(WHAT YOU ARE ASKED TO DO):
Take the listing from its first line through the line that contains "from matplotlib.ticker import MultipleLocator" and please retype those lines exactly, leaving out the pictures.

────────────────────

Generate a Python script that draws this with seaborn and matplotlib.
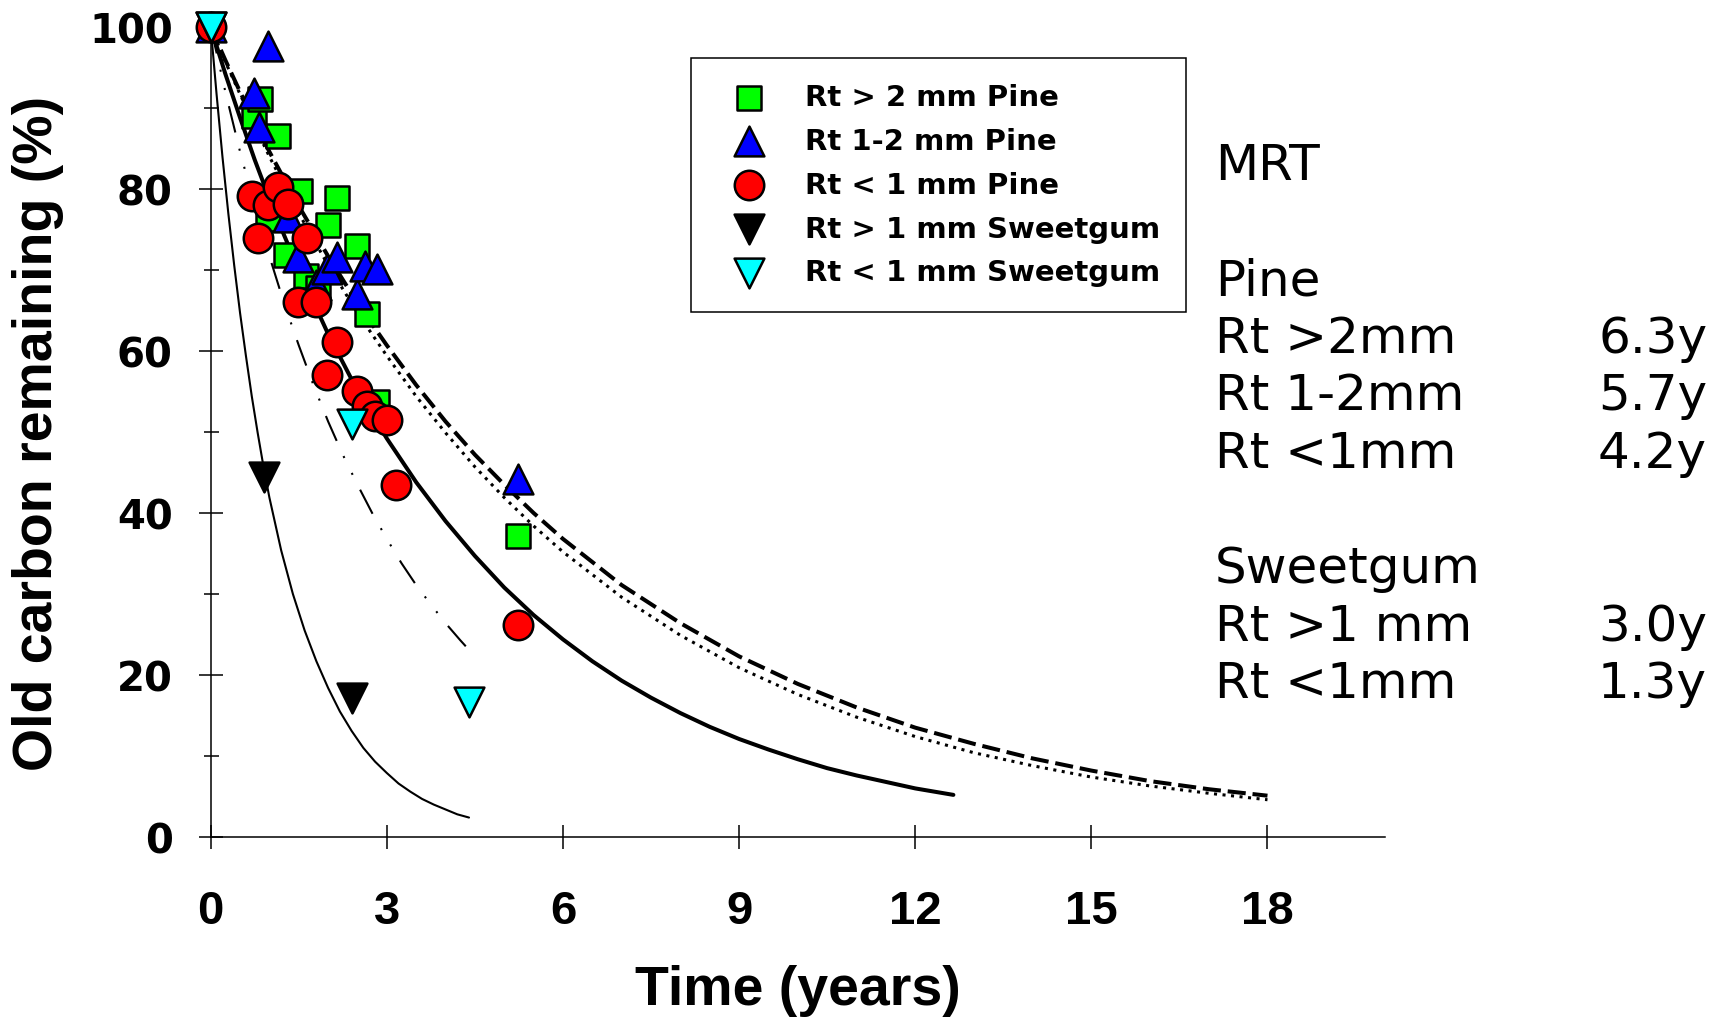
import matplotlib
matplotlib.use("Agg")
import matplotlib.pyplot as plt
import seaborn as sns
import pandas as pd
from matplotlib.ticker import MultipleLocator

# datos (tiempo en anos, % de C viejo remanente)
t_pine_gt2 = [0, 0.74, 0.84, 0.98, 1.15, 1.29, 1.52, 1.63, 1.83, 1.99, 2.15, 2.49, 2.66, 2.83, 5.24]
c_pine_gt2 = [100, 89.0, 91.1, 76.3, 86.6, 71.8, 79.8, 69.3, 67.8, 75.5, 78.9, 73.0, 64.6, 53.7, 37.2]

t_pine_12 = [0, 0.74, 0.82, 0.98, 1.32, 1.49, 1.80, 1.98, 2.15, 2.49, 2.63, 2.83, 5.24]
c_pine_12 = [100, 91.9, 87.6, 97.7, 76.5, 71.6, 68.1, 70.1, 71.6, 67.0, 70.5, 70.1, 44.2]

t_pine_lt1 = [0, 0.70, 0.81, 0.98, 1.15, 1.32, 1.49, 1.64, 1.80, 1.98, 2.15, 2.49, 2.66, 2.80, 3.00, 3.16, 5.23]
c_pine_lt1 = [100, 79.1, 74.0, 78.0, 80.2, 78.1, 66.0, 74.0, 66.0, 57.0, 61.1, 55.1, 53.2, 52.0, 51.5, 43.4, 26.2]

t_sg_gt1 = [0, 0.91, 2.40]
c_sg_gt1 = [100, 44.4, 17.2]

t_sg_lt1 = [0, 2.40, 4.40]
c_sg_lt1 = [100, 51.0, 16.7]

# curvas ajustadas (puntos leidos sobre cada curva)
fit_dash_t = [0, 0.25, 0.5, 0.75, 1, 1.5, 2, 2.5, 3, 3.5, 4, 4.5, 5, 5.5, 6, 7, 8, 9, 10, 11, 12, 13, 14, 15, 16, 17, 18]
fit_dash_c = [100, 95.9, 92.0, 88.2, 84.6, 77.9, 71.7, 65.9, 60.7, 55.8, 51.3, 47.2, 43.5, 40.0, 36.8,
              31.1, 26.4, 22.3, 18.9, 16.0, 13.5, 11.5, 9.7, 8.2, 6.9, 5.9, 5.1]

fit_dot_t = [0, 0.25, 0.5, 0.75, 1, 1.5, 2, 2.5, 3, 3.5, 4, 4.5, 5, 5.5, 6, 7, 8, 9, 10, 11, 12, 13, 14, 15, 16, 17, 18]
fit_dot_c = [100, 95.7, 91.7, 87.8, 84.0, 77.0, 70.6, 64.7, 59.4, 54.4, 49.9, 45.7, 41.9, 38.4, 35.2,
             29.6, 24.9, 20.9, 17.6, 14.8, 12.4, 10.4, 8.8, 7.4, 6.3, 5.4, 4.6]

fit_thick_t = [0, 0.25, 0.5, 0.75, 1, 1.25, 1.5, 2, 2.5, 3, 3.5, 4, 4.5, 5, 5.5, 6, 6.5, 7, 7.5, 8,
               8.5, 9, 9.5, 10, 10.5, 11, 11.5, 12, 12.65]
fit_thick_c = [100, 94.2, 88.8, 83.6, 78.8, 74.3, 70.0, 62.1, 55.1, 49.2, 43.8, 39.0, 34.7, 30.8, 27.4,
               24.4, 21.7, 19.3, 17.2, 15.3, 13.6, 12.1, 10.8, 9.6, 8.5, 7.6, 6.8, 6.0, 5.2]

fit_dd_t = [0, 0.25, 0.5, 0.75, 1, 1.25, 1.5, 1.75, 2, 2.25, 2.5, 2.75, 3, 3.25, 3.5, 3.75, 4, 4.25, 4.4]
fit_dd_c = [100, 92.0, 84.6, 77.9, 71.7, 65.9, 60.7, 55.8, 51.3, 47.2, 43.5, 40.0, 36.8, 33.8, 31.1,
            28.7, 26.4, 24.3, 23.1]

fit_thin_t = [0, 0.1, 0.2, 0.3, 0.4, 0.5, 0.6, 0.7, 0.8, 0.9, 1.0, 1.2, 1.4, 1.6, 1.8, 2.0, 2.2, 2.4,
              2.6, 2.8, 3.0, 3.2, 3.4, 3.6, 3.8, 4.0, 4.2, 4.4]
fit_thin_c = [100, 91.7, 84.0, 77.0, 70.6, 64.7, 59.4, 54.4, 49.9, 45.7, 41.9, 35.4, 30.0, 25.5, 21.7,
              18.4, 15.5, 13.1, 11.0, 9.3, 7.9, 6.6, 5.6, 4.7, 4.0, 3.4, 2.8, 2.4]

series_labels = ["Rt > 2 mm Pine", "Rt 1-2 mm Pine", "Rt < 1 mm Pine",
                 "Rt > 1 mm Sweetgum", "Rt < 1 mm Sweetgum"]

mrt_title = "MRT"
mrt_groups = ["Pine", "Sweetgum"]
mrt_pine_names = ["Rt >2mm", "Rt 1-2mm", "Rt <1mm"]
mrt_pine_vals = ["6.3y", "5.7y", "4.2y"]
mrt_sg_names = ["Rt >1 mm", "Rt <1mm"]
mrt_sg_vals = ["3.0y", "1.3y"]

sns.set_theme(style="white")
plt.rcParams['font.family'] = ['DejaVu Sans']
plt.rcParams['text.color'] = 'black'
plt.rcParams['axes.labelcolor'] = 'black'
plt.rcParams['xtick.color'] = 'black'
plt.rcParams['ytick.color'] = 'black'

W, H = 1726, 1020
fig = plt.figure(figsize=(W / 100, H / 100), dpi=100)
ax = fig.add_axes([210.7 / W, 1 - 838 / H, 1174.2 / W, 810 / H])

# curvas
sns.lineplot(x=fit_dash_t, y=fit_dash_c, ax=ax, color='black', lw=2.9,
             linestyle=(0, (4.5, 1.7)), estimator=None, zorder=2)
sns.lineplot(x=fit_dot_t, y=fit_dot_c, ax=ax, color='black', lw=2.2,
             linestyle=(0, (1, 1.8)), estimator=None, zorder=2)
sns.lineplot(x=fit_thick_t, y=fit_thick_c, ax=ax, color='black', lw=2.9,
             estimator=None, zorder=2)
sns.lineplot(x=fit_dd_t, y=fit_dd_c, ax=ax, color='black', lw=1.5,
             linestyle=(0, (13, 8, 1, 8, 1, 8)), estimator=None, zorder=2)
sns.lineplot(x=fit_thin_t, y=fit_thin_c, ax=ax, color='black', lw=1.5,
             estimator=None, zorder=2)

# puntos
puntos = [
    (t_pine_gt2, c_pine_gt2, 's', '#00ff00', 320),
    (t_pine_12, c_pine_12, '^', '#0000ff', 460),
    (t_pine_lt1, c_pine_lt1, 'o', '#ff0000', 450),
    (t_sg_gt1, c_sg_gt1, 'v', '#000000', 460),
    (t_sg_lt1, c_sg_lt1, 'v', '#00ffff', 460),
]
for i, (tt, cc, mk, col, sz) in enumerate(puntos):
    df = pd.DataFrame({'t': tt, 'c': cc})
    sns.scatterplot(data=df, x='t', y='c', ax=ax, marker=mk, color=col, s=sz,
                    edgecolor='black', linewidth=1.8, label=series_labels[i],
                    clip_on=False, zorder=3 + i)

ax.set_xlim(0, 20)
ax.set_ylim(0, 100)
ax.set_xticks([0, 3, 6, 9, 12, 15, 18])
ax.yaxis.set_major_locator(MultipleLocator(20))
ax.yaxis.set_minor_locator(MultipleLocator(10))

for s in ['top', 'right']:
    ax.spines[s].set_visible(False)
for s in ['left', 'bottom']:
    ax.spines[s].set_color('black')
    ax.spines[s].set_linewidth(1.1)

ax.tick_params(axis='y', which='major', direction='inout', length=16.6, width=1.1,
               color='black', labelcolor='black', pad=19, left=True)
ax.tick_params(axis='y', which='minor', direction='inout', length=10.8, width=1.1,
               color='black', left=True)
ax.tick_params(axis='x', which='major', direction='inout', length=17, width=1.1,
               color='black', labelcolor='black', pad=29, bottom=True)

for lab in ax.get_yticklabels():
    lab.set_fontfamily('DejaVu Sans')
    lab.set_fontweight('bold')
    lab.set_fontsize(29)
for lab in ax.get_xticklabels():
    lab.set_fontfamily('Liberation Sans')
    lab.set_fontweight('bold')
    lab.set_fontsize(34)

ax.set_xlabel('Time (years)', fontfamily='Liberation Sans', fontweight='bold',
              fontsize=40, color='black')
ax.set_ylabel('Old carbon remaining (%)', fontfamily='Liberation Sans', fontweight='bold',
              fontsize=40, color='black')
ax.xaxis.set_label_coords(0.5, -0.157)
ax.yaxis.set_label_coords(-0.1467, 0.5)
ax.yaxis.label.set_va('center')
ax.xaxis.label.set_va('top')

leg = ax.legend(loc='upper left', bbox_to_anchor=(691 / W, 1 - 59 / H),
                bbox_transform=fig.transFigure, borderaxespad=0,
                prop={'family': 'DejaVu Sans', 'weight': 'bold', 'size': 21},
                borderpad=0.87, labelspacing=0.54, handlelength=2.25,
                handletextpad=0.8, fancybox=False, framealpha=1)
leg.get_frame().set_edgecolor('black')
leg.get_frame().set_linewidth(1.1)
for t in leg.get_texts():
    t.set_color('black')

# texto MRT a la derecha
x_left = 1215 / W
x_right = 1598 / W


def base_y(k):
    return 1 - (180 + 57.6 * k) / H


txt = dict(fontfamily='DejaVu Sans', fontsize=36, va='baseline', ha='left', color='black')
fig.text(x_left, base_y(0), mrt_title, **txt)
fig.text(x_left, base_y(2), mrt_groups[0], **txt)
for j in range(3):
    fig.text(x_left, base_y(3 + j), mrt_pine_names[j], **txt)
    fig.text(x_right, base_y(3 + j), mrt_pine_vals[j], **txt)
fig.text(x_left, base_y(7), mrt_groups[1], **txt)
for j in range(2):
    fig.text(x_left, base_y(8 + j), mrt_sg_names[j], **txt)
    fig.text(x_right, base_y(8 + j), mrt_sg_vals[j], **txt)

fig.savefig('out.png', dpi=100)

────────────────────

(TASK ANSWER):
Generate a Python script that draws this with seaborn and matplotlib.
import matplotlib
matplotlib.use("Agg")
import matplotlib.pyplot as plt
import seaborn as sns
import pandas as pd
from matplotlib.ticker import MultipleLocator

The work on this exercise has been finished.